# Murphy's Laws of Martial Arts



## Bob Hubbard (Oct 7, 2009)

Murphy's Laws of Martial Arts

10 scientific principles that apply to the study of all martial arts:

1. The referee will always be looking the other way when you score.

2. The wimp who made it through the elimination round on luck alone will suddenly turn into Bruce Lee when you're up against him.

3. The day you leave work early to make it to class on time, the sensei will be sick.

4. You will have trouble with the ties on your gi pants when members of the opposite sex are in class.

5. If you have to use your training in self-defense, your attacker's father will be a lawyer.

6. When the sensei uses you during demonstrations it going to be for joint-locking techniques.

7. After years of training without a single injury, you will pull a muscle the night before your black belt exam.

8. After a flawless demonstration, you will trip on your way back to your seat.

9. No matter how many times you take care of it beforehand, you will invariably have to go to the toilet when it's your turn during belt promotion exams.

10. In an otherwise vacant locker room, the only other person will have the locker right next to yours.


----------



## Andy Moynihan (Oct 8, 2009)

I think I did a version of these a few years back on MT....


----------



## Big Don (Oct 8, 2009)

During any given drill, if your partner is stronger than you, he'll accidentally hit you.
If your partner is weaker, you'll accidentally hit them.


----------



## zDom (Oct 9, 2009)

During sparring, the body part most likely to get hit is the one that was most recently injured.

There is a direct correlation between the severity of the injury and the odds of it being hit.

If the person with the injury asks their sparring partner to please be careful of that body part, the chances of it being hit double.


----------



## bluekey88 (Oct 9, 2009)

Experienced most of tyhose...especially number 7.

Ain't it always the way?

Peace,
Erik


----------



## girlbug2 (Oct 9, 2009)

zDom said:


> If the person with the injury asks their sparring partner to please be careful of that body part, the chances of it being hit double.


 
I swear there was a student at our school just like that last year. She was paranoid about getting hit in the face, so of course, she was constantly getting hit in the face! And every time I sparred her, I cringed inwardly because she was so physically sensitive that I had to tone it down to 10%power; nonetheless, managed to hit her accidentally several times.

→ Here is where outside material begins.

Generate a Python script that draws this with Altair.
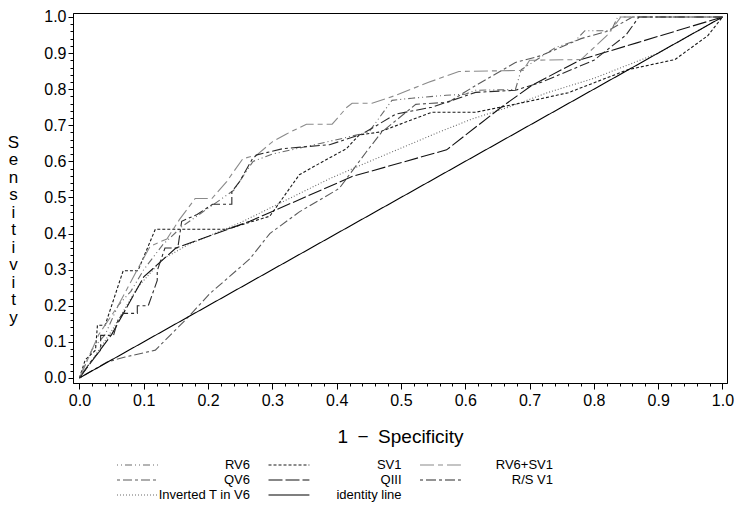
import altair as alt
import pandas as pd

# ---- series names, styles in legend order ----
names = ["RV6", "QV6", "Inverted T in V6", "SV1", "QIII", "identity line", "RV6+SV1", "R/S V1"]
legend_col = [0, 0, 0, 1, 1, 1, 2, 2]
legend_row = [0, 1, 2, 0, 1, 2, 0, 1]

colors = ["#6a6a6a", "#5a5a5a", "#6a6a6a", "#1a1a1a", "#111111", "#000000", "#8a8a8a", "#2a2a2a"]
dashes = [[1, 3, 1, 3, 7, 3], [3, 3, 9, 3], [1, 2], [3, 2], [14, 3], [1, 0], [14, 4, 5, 4], [3, 3, 10, 3]]

# ---- curve values (1 - specificity, sensitivity) ----
rv6_x = [0, 0.01, 0.02, 0.04, 0.06, 0.08, 0.10, 0.13, 0.16, 0.20, 0.24, 0.27, 0.30, 0.35, 0.40, 0.45, 0.486,
         0.517, 0.57, 0.60, 0.616, 0.678, 0.687, 0.74, 0.771, 0.786, 0.827, 0.837, 1.0]
rv6_y = [0, 0.04, 0.08, 0.12, 0.20, 0.24, 0.30, 0.37, 0.42, 0.47, 0.52, 0.60, 0.62, 0.64, 0.66, 0.681, 0.769,
         0.775, 0.783, 0.786, 0.797, 0.799, 0.854, 0.915, 0.934, 0.962, 0.962, 1.0, 1.0]

qv6_x = [0, 0.043, 0.071, 0.118, 0.164, 0.203, 0.265, 0.296, 0.342, 0.404, 0.446, 0.47, 0.523, 0.574, 0.616,
         0.678, 0.718, 0.78, 0.82, 0.86, 1.0]
qv6_y = [0, 0.044, 0.058, 0.077, 0.159, 0.234, 0.33, 0.40, 0.46, 0.525, 0.626, 0.681, 0.758, 0.764, 0.81,
         0.874, 0.893, 0.94, 0.96, 1.0, 1.0]

invt_x = [0, 0.02, 0.05, 0.09, 0.13, 0.17, 0.25, 0.389, 0.45, 0.559, 0.61, 0.667, 0.729, 0.80, 0.90, 1.0]
invt_y = [0, 0.05, 0.13, 0.25, 0.33, 0.37, 0.43, 0.552, 0.599, 0.681, 0.717, 0.75, 0.791, 0.83, 0.90, 1.0]

sv1_x = [0, 0.009, 0.025, 0.028, 0.04, 0.068, 0.091, 0.118, 0.229, 0.296, 0.342, 0.378, 0.415, 0.435, 0.466,
         0.548, 0.616, 0.693, 0.76, 0.853, 0.926, 0.977, 1.0]
sv1_y = [0, 0.05, 0.077, 0.146, 0.146, 0.297, 0.297, 0.412, 0.412, 0.448, 0.563, 0.599, 0.635, 0.673, 0.681,
         0.736, 0.736, 0.764, 0.79, 0.854, 0.882, 0.948, 1.0]

qiii_x = [0, 0.05, 0.10, 0.15, 0.265, 0.424, 0.571, 0.656, 0.703, 0.78, 0.868, 1.0]
qiii_y = [0, 0.12, 0.28, 0.36, 0.434, 0.558, 0.632, 0.75, 0.81, 0.882, 0.929, 1.0]

ident_x = [0, 1.0]
ident_y = [0, 1.0]

rv6sv1_x = [0, 0.01, 0.03, 0.06, 0.09, 0.11, 0.136, 0.156, 0.18, 0.206, 0.229, 0.254, 0.276, 0.30, 0.322,
            0.353, 0.393, 0.416, 0.424, 0.455, 0.492, 0.543, 0.59, 0.69, 0.70, 0.78, 0.82, 0.842, 1.0]
rv6sv1_y = [0, 0.04, 0.12, 0.20, 0.30, 0.365, 0.385, 0.44, 0.497, 0.497, 0.544, 0.607, 0.618, 0.654, 0.676,
            0.703, 0.703, 0.75, 0.761, 0.761, 0.783, 0.819, 0.849, 0.852, 0.88, 0.882, 0.948, 1.0, 1.0]

rsv1_x = [0, 0.017, 0.033, 0.033, 0.053, 0.06, 0.068, 0.09, 0.09, 0.107, 0.121, 0.121, 0.133, 0.153, 0.159,
          0.183, 0.207, 0.237, 0.237, 0.249, 0.269, 0.276, 0.316, 0.347, 0.389, 0.44, 0.492, 0.548, 0.616,
          0.678, 0.718, 0.80, 0.85, 0.87, 1.0]
rsv1_y = [0, 0.044, 0.077, 0.118, 0.118, 0.16, 0.179, 0.179, 0.20, 0.20, 0.27, 0.297, 0.36, 0.36, 0.434,
          0.453, 0.481, 0.481, 0.516, 0.544, 0.607, 0.618, 0.635, 0.64, 0.646, 0.676, 0.731, 0.75, 0.791,
          0.797, 0.819, 0.88, 0.95, 1.0, 1.0]

major_ticks = [0.0, 0.1, 0.2, 0.3, 0.4, 0.5, 0.6, 0.7, 0.8, 0.9, 1.0]
minor_ticks = [round(i * 0.02, 2) for i in range(51) if i % 5 != 0]

series_xy = {
    "RV6": (rv6_x, rv6_y),
    "QV6": (qv6_x, qv6_y),
    "Inverted T in V6": (invt_x, invt_y),
    "SV1": (sv1_x, sv1_y),
    "QIII": (qiii_x, qiii_y),
    "identity line": (ident_x, ident_y),
    "RV6+SV1": (rv6sv1_x, rv6sv1_y),
    "R/S V1": (rsv1_x, rsv1_y),
}

rows = []
for name, (xs_, ys_) in series_xy.items():
    for i, (a, b) in enumerate(zip(xs_, ys_)):
        rows.append({"series": name, "x": a, "y": b, "order": i})
df = pd.DataFrame(rows)

leg = pd.DataFrame({"series": names, "col": legend_col, "row": legend_row})

FONT = "Liberation Sans"
x_dom = [-0.01, 1.007]
y_dom = [-0.014, 1.011]

color_enc = alt.Color("series:N", scale=alt.Scale(domain=names, range=colors), legend=None)
dash_enc = alt.StrokeDash("series:N", scale=alt.Scale(domain=names, range=dashes), legend=None)

curves = alt.Chart(df).mark_line(strokeWidth=1.1).encode(
    x=alt.X("x:Q", scale=alt.Scale(domain=x_dom, nice=False, zero=False),
            axis=alt.Axis(values=major_ticks, format=".1f", labelFont=FONT, labelFontSize=16,
                          labelColor="black", tickSize=6, tickColor="black", domainColor="black",
                          grid=False, labelPadding=3, title="1\u2002\u2212\u2002Specificity", titleFont=FONT,
                          titleFontSize=19, titleFontWeight="normal", titleColor="black",
                          titlePadding=19, labelFlush=False)),
    y=alt.Y("y:Q", scale=alt.Scale(domain=y_dom, nice=False, zero=False),
            axis=alt.Axis(values=major_ticks, format=".1f", labelFont=FONT, labelFontSize=16,
                          labelColor="black", tickSize=5, tickColor="black", domainColor="black",
                          grid=False, labelPadding=2, labelFlush=False,
                          title=list("Sensitivity"), titleAngle=0, titleFont=FONT, titleFontSize=17,
                          titleFontWeight="normal", titleColor="black", titleLineHeight=17.5,
                          titleAlign="center", titleBaseline="middle", titleX=-60, titleY=129)),
    color=color_enc,
    strokeDash=dash_enc,
    order="order:Q",
)

minor = alt.Chart(pd.DataFrame({"x": ident_x, "y": ident_y})).mark_point(opacity=0).encode(
    x=alt.X("x:Q", scale=alt.Scale(domain=x_dom, nice=False, zero=False),
            axis=alt.Axis(values=minor_ticks, labels=False, tickSize=3, tickColor="black",
                          domain=False, grid=False, title="", orient="bottom")),
    y=alt.Y("y:Q", scale=alt.Scale(domain=y_dom, nice=False, zero=False),
            axis=alt.Axis(values=minor_ticks, labels=False, tickSize=3, tickColor="black",
                          domain=False, grid=False, title="", orient="left")),
)

leg_x = alt.Scale(domain=[0, 2], range=[44, 347])
leg_y = alt.Scale(domain=[0, 2], range=[452, 482])

legend_rules = alt.Chart(leg).transform_calculate(
    col_end="datum.col + 0.27"
).mark_rule(strokeWidth=1.1).encode(
    x=alt.X("col:Q", scale=leg_x, axis=None),
    x2="col_end:Q",
    y=alt.Y("row:Q", scale=leg_y, axis=None),
    color=color_enc,
    strokeDash=dash_enc,
)

legend_text = alt.Chart(leg).transform_calculate(
    lab_x="datum.col + 0.878"
).mark_text(align="right", baseline="middle", font=FONT, fontSize=13, color="black").encode(
    x=alt.X("lab_x:Q", scale=leg_x, axis=None),
    y=alt.Y("row:Q", scale=leg_y, axis=None),
    text="series:N",
)

chart = alt.layer(curves, minor, legend_rules, legend_text).resolve_scale(
    x="independent", y="independent"
).properties(
    width=654, height=370,
    autosize=alt.AutoSizeParams(type="none"),
    padding={"left": 65, "top": 5, "right": 8, "bottom": 124},
    background="white",
).configure_view(stroke="black", strokeWidth=1)

chart.save("out.html", embed_options={"renderer": "svg", "actions": False})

D'ya suppose some people are just natural injury magnets?

Sorry for the thread drift...back to normal programming now.


----------



## Stac3y (Oct 9, 2009)

How about, on the night you forget your shin guards, you will ALWAYS clash shins with the boniest person in the class? Ow.


----------



## Big Don (Oct 9, 2009)

girlbug2 said:


> D'ya suppose some people are just natural injury magnets?


Absofrigginlutely!


----------